_WHAT YOU NEED TO DO_
Counting only lines that hold "chart", give the total and nothing more.

_PROVIDED MATERIAL_
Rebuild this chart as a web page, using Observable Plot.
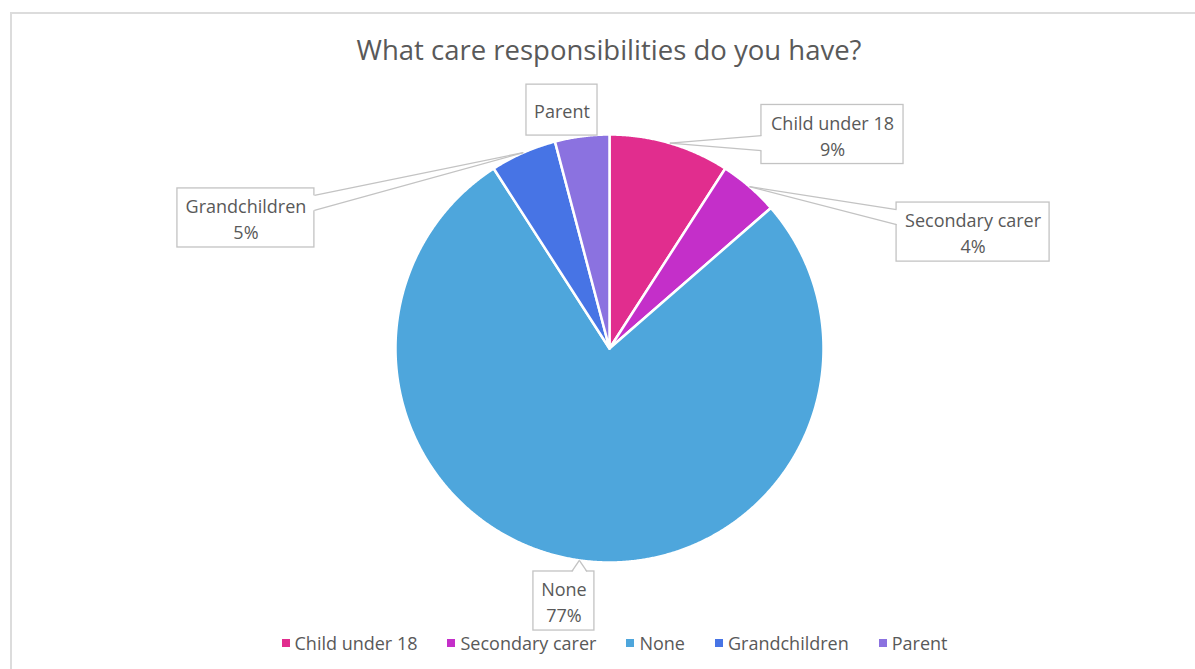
<!DOCTYPE html>
<html><head><meta charset="utf-8">
<script src="https://cdn.jsdelivr.net/npm/d3@7"></script>
<script src="https://cdn.jsdelivr.net/npm/@observablehq/plot@0.6"></script>
<style>
body{margin:0;background:#fff;font-family:"Open Sans",sans-serif;}
#wrap{position:relative;width:1195px;height:669px;overflow:hidden;background:#fff;}
#frame{position:absolute;left:10px;top:12px;width:1400px;height:900px;border-top:2px solid #dcdcdc;border-left:2px solid #dcdcdc;}
#title{position:absolute;top:31px;left:0;width:1218px;text-align:center;font-size:27.5px;color:#595959;line-height:38px;}
#chart{position:absolute;left:0;top:0;}
#legend{position:absolute;top:630px;left:0;width:1229px;display:flex;justify-content:center;gap:30px;font-size:18px;color:#595959;line-height:26px;}
#legend .item{display:flex;align-items:center;gap:5px;}
#legend .sw{width:8px;height:8px;display:inline-block;}
</style></head><body>
<div id="wrap"><div id="frame"></div><div id="title">What care responsibilities do you have?</div><div id="chart"></div><div id="legend"></div></div>
<script>
const categories = ["Child under 18","Secondary carer","None","Grandchildren","Parent"];
const shares = [9.1, 4.5, 77.3, 5.0, 4.1];
const labelText = ["Child under 18\n9%","Secondary carer\n4%","None\n77%","Grandchildren\n5%","Parent"];
const colors = ["#E12D8E","#C42FC9","#4EA6DC","#4774E5","#8B72E0"];
// label box layout, in units of the pie radius
const labelBoxes = [
  {cx:1.042, cy:1.000, w:0.664, h:0.276, side:"left"},
  {cx:1.699, cy:0.544, w:0.715, h:0.276, side:"left"},
  {cx:-0.213, cy:-1.180, w:0.285, h:0.276, side:"top"},
  {cx:-1.699, cy:0.610, w:0.640, h:0.276, side:"right"},
  {cx:-0.222, cy:1.114, w:0.332, h:0.238, side:null}
];

const arcs = d3.pie().sort(null).value(d => d)(shares);
const slicePts = [];
arcs.forEach((a, i) => {
  const cat = categories[i];
  slicePts.push({cat, x: 0, y: 0});
  const n = Math.max(2, Math.ceil((a.endAngle - a.startAngle) / 0.005));
  for (let k = 0; k <= n; k++) {
    const t = a.startAngle + (a.endAngle - a.startAngle) * k / n;
    slicePts.push({cat, x: Math.sin(t), y: Math.cos(t)});
  }
});

const half = 7.5 / 214, pad = 7 / 214, inset = 1.5 / 214;
const boxes = [], covers = [], links = [], texts = [];
arcs.forEach((a, i) => {
  const b = labelBoxes[i];
  const m = (a.startAngle + a.endAngle) / 2;
  const ax = Math.sin(m), ay = Math.cos(m);
  boxes.push({x1: b.cx - b.w/2, x2: b.cx + b.w/2, y1: b.cy - b.h/2, y2: b.cy + b.h/2});
  texts.push({x: b.cx, y: b.cy, t: labelText[i]});
  if (!b.side) return;
  let p1, p2, q1, q2;
  if (b.side === "left" || b.side === "right") {
    const ex = b.side === "left" ? b.cx - b.w/2 : b.cx + b.w/2;
    const ins = b.side === "left" ? inset : -inset;
    const yc = Math.max(b.cy - b.h/2 + pad + half, Math.min(b.cy + b.h/2 - pad - half, ay));
    p1 = [ex, yc + half]; p2 = [ex, yc - half];
    q1 = [ex + ins, yc + half]; q2 = [ex + ins, yc - half];
  } else {
    const ey = b.cy + b.h/2;
    const xc = Math.max(b.cx - b.w/2 + pad + half, Math.min(b.cx + b.w/2 - pad - half, ax));
    p1 = [xc - half, ey]; p2 = [xc + half, ey];
    q1 = [xc - half, ey - inset]; q2 = [xc + half, ey - inset];
  }
  covers.push({id: i, x: ax, y: ay}, {id: i, x: q1[0], y: q1[1]}, {id: i, x: q2[0], y: q2[1]});
  links.push({x1: ax, y1: ay, x2: p1[0], y2: p1[1]}, {x1: ax, y1: ay, x2: p2[0], y2: p2[1]});
});

const chart = Plot.plot({
  width: 1195, height: 669,
  marginLeft: 395, marginRight: 372, marginTop: 134, marginBottom: 107,
  x: {domain: [-1, 1], axis: null},
  y: {domain: [-1, 1], axis: null},
  color: {domain: categories, range: colors},
  style: {background: "transparent", fontFamily: "Open Sans"},
  marks: [
    Plot.line(slicePts, {x: "x", y: "y", z: "cat", fill: "cat", stroke: "white", strokeWidth: 2.5, strokeLinejoin: "round", curve: "linear-closed"}),
    Plot.rect(boxes, {x1: "x1", x2: "x2", y1: "y1", y2: "y2", fill: "white", stroke: "#c3c3c3", strokeWidth: 1.3}),
    Plot.line(covers, {x: "x", y: "y", z: "id", fill: "white", stroke: "none", curve: "linear-closed"}),
    Plot.link(links, {x1: "x1", y1: "y1", x2: "x2", y2: "y2", stroke: "#c3c3c3", strokeWidth: 1.3}),
    Plot.text(texts, {x: "x", y: "y", text: "t", fontSize: 18, fill: "#595959", lineHeight: 1.45, fontFamily: "Open Sans"})
  ]
});
document.getElementById("chart").appendChild(chart);

const legend = d3.select("#legend");
categories.forEach((c, i) => {
  const it = legend.append("div").attr("class", "item");
  it.append("span").attr("class", "sw").style("background", colors[i]);
  it.append("span").text(c);
});
</script>
</body></html>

_EXERCISE ANSWER_
5